>>>

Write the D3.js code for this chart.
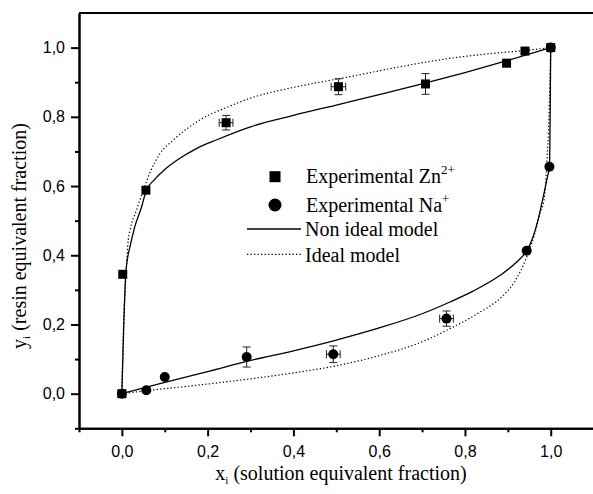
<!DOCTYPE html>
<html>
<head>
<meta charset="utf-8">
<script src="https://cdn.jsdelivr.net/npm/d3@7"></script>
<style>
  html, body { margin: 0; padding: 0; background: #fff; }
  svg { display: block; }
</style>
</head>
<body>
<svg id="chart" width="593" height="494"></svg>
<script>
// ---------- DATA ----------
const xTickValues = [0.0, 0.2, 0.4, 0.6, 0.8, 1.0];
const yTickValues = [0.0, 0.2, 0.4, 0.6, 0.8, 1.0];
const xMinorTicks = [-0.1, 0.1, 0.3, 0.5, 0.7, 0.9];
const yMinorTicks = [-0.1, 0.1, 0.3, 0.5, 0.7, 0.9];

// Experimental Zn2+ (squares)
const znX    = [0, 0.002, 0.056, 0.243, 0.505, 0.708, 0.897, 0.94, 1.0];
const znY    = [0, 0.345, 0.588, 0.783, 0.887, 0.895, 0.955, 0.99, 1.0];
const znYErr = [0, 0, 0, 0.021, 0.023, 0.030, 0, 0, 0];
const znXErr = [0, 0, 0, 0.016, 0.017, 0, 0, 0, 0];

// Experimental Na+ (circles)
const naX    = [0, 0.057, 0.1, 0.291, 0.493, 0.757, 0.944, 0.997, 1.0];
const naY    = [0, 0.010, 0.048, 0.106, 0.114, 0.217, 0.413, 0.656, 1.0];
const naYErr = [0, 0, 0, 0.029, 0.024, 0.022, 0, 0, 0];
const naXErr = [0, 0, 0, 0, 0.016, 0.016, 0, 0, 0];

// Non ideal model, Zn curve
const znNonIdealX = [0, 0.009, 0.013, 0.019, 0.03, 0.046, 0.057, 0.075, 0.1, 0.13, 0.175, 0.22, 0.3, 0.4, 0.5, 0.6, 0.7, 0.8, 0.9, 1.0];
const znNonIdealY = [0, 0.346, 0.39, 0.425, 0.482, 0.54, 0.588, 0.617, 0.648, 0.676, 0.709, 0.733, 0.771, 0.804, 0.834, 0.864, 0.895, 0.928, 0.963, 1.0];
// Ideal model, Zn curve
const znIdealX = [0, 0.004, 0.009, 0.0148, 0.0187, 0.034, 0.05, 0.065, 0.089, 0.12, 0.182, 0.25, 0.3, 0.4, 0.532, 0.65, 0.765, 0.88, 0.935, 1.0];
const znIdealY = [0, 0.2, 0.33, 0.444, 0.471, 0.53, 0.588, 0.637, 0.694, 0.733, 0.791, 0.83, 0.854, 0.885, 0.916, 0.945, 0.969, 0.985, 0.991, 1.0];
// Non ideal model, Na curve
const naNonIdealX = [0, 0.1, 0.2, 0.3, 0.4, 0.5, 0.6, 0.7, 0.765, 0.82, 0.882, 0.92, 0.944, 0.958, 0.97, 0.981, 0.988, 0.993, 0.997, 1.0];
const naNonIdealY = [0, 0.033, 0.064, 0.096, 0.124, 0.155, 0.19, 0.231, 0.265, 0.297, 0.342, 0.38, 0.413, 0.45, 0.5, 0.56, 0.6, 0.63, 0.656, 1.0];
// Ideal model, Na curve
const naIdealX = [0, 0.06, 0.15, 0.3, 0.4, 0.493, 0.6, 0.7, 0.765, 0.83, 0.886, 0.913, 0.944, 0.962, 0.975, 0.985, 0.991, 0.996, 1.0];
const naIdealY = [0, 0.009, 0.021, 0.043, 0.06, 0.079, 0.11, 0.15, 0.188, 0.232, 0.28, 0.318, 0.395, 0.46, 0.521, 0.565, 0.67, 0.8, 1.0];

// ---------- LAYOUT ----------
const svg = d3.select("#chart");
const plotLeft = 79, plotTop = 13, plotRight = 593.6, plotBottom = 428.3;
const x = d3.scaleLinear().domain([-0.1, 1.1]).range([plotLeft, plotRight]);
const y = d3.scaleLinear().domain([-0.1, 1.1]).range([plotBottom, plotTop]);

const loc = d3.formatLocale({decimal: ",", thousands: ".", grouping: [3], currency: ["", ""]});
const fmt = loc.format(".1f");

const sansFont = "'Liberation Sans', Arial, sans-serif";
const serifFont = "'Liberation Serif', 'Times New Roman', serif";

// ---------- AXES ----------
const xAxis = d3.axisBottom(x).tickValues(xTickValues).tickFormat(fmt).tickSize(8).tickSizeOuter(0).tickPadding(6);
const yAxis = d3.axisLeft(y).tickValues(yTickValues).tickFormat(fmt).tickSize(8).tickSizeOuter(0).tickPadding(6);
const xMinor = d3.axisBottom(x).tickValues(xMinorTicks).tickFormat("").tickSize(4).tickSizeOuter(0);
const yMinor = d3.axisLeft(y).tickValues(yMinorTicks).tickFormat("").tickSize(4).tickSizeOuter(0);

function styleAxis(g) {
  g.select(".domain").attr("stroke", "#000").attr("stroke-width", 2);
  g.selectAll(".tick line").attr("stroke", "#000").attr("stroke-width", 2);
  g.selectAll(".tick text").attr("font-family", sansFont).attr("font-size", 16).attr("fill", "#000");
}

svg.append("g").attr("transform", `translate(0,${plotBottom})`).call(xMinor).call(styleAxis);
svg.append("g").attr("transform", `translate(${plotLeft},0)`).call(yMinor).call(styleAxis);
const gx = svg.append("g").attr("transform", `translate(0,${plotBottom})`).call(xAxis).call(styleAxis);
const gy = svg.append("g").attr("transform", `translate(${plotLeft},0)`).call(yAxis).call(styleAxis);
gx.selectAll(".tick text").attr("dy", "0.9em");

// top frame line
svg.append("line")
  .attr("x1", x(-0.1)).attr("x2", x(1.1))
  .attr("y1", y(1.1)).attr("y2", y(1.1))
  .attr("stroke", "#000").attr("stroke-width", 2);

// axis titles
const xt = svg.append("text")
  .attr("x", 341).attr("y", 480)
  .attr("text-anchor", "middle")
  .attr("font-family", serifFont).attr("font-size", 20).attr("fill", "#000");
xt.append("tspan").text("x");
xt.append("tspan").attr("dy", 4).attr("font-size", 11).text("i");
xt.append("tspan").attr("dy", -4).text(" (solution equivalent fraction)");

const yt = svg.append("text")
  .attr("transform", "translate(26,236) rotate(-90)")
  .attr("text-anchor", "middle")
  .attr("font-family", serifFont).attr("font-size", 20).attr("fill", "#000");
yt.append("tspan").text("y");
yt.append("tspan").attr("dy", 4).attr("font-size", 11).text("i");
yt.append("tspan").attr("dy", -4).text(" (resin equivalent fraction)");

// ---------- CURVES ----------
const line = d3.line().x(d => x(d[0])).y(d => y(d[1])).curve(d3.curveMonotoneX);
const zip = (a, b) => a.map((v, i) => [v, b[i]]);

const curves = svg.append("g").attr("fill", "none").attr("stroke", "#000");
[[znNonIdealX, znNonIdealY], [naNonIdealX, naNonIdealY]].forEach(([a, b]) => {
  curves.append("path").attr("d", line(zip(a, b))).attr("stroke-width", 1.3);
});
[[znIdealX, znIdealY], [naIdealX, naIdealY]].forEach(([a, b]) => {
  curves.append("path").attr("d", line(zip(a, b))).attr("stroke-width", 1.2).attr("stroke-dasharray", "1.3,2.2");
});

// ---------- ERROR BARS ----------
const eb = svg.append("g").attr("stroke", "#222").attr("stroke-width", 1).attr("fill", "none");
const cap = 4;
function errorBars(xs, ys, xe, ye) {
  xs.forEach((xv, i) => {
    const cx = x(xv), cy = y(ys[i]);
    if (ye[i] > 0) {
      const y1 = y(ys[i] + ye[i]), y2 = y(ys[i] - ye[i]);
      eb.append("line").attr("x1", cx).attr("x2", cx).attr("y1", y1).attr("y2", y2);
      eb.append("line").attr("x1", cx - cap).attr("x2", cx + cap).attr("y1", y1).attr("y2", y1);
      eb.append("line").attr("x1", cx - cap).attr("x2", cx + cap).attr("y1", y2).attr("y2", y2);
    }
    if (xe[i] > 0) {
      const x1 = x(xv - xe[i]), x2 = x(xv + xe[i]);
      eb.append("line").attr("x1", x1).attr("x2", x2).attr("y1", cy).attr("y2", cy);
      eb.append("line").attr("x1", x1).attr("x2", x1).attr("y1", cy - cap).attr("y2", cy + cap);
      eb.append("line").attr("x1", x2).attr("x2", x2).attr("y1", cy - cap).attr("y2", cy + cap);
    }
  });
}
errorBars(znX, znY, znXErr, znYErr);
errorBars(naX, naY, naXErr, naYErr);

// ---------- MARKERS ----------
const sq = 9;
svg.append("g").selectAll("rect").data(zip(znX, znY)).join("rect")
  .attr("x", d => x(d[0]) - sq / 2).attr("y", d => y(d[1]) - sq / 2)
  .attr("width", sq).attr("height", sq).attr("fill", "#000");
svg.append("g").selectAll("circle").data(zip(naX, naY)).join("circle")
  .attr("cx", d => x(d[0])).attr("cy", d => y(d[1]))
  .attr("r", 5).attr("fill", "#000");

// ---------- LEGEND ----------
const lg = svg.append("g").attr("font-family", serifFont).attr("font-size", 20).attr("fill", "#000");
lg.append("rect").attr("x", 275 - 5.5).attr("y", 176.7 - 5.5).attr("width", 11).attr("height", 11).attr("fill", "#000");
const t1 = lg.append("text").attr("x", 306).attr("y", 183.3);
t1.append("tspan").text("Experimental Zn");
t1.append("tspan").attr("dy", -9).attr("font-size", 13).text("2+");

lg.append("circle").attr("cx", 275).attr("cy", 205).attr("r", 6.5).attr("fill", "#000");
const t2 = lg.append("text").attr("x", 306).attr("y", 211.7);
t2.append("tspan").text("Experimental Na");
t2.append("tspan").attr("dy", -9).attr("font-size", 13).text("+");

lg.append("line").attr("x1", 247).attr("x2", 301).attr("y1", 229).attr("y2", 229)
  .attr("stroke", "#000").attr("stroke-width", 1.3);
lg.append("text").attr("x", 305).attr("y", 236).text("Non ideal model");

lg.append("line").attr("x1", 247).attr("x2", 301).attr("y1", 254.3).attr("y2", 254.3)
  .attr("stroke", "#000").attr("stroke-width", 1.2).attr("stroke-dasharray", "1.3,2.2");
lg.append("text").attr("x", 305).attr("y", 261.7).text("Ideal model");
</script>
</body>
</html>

<<<

Go from the first line of the data above to the line containing "0.016, 0, 0, 0];" and retype exactly those lines, both included, but none of the pictures.

## [TASK OUTPUT]
Write the D3.js code for this chart.
<!DOCTYPE html>
<html>
<head>
<meta charset="utf-8">
<script src="https://cdn.jsdelivr.net/npm/d3@7"></script>
<style>
  html, body { margin: 0; padding: 0; background: #fff; }
  svg { display: block; }
</style>
</head>
<body>
<svg id="chart" width="593" height="494"></svg>
<script>
// ---------- DATA ----------
const xTickValues = [0.0, 0.2, 0.4, 0.6, 0.8, 1.0];
const yTickValues = [0.0, 0.2, 0.4, 0.6, 0.8, 1.0];
const xMinorTicks = [-0.1, 0.1, 0.3, 0.5, 0.7, 0.9];
const yMinorTicks = [-0.1, 0.1, 0.3, 0.5, 0.7, 0.9];

// Experimental Zn2+ (squares)
const znX    = [0, 0.002, 0.056, 0.243, 0.505, 0.708, 0.897, 0.94, 1.0];
const znY    = [0, 0.345, 0.588, 0.783, 0.887, 0.895, 0.955, 0.99, 1.0];
const znYErr = [0, 0, 0, 0.021, 0.023, 0.030, 0, 0, 0];
const znXErr = [0, 0, 0, 0.016, 0.017, 0, 0, 0, 0];

// Experimental Na+ (circles)
const naX    = [0, 0.057, 0.1, 0.291, 0.493, 0.757, 0.944, 0.997, 1.0];
const naY    = [0, 0.010, 0.048, 0.106, 0.114, 0.217, 0.413, 0.656, 1.0];
const naYErr = [0, 0, 0, 0.029, 0.024, 0.022, 0, 0, 0];
const naXErr = [0, 0, 0, 0, 0.016, 0.016, 0, 0, 0];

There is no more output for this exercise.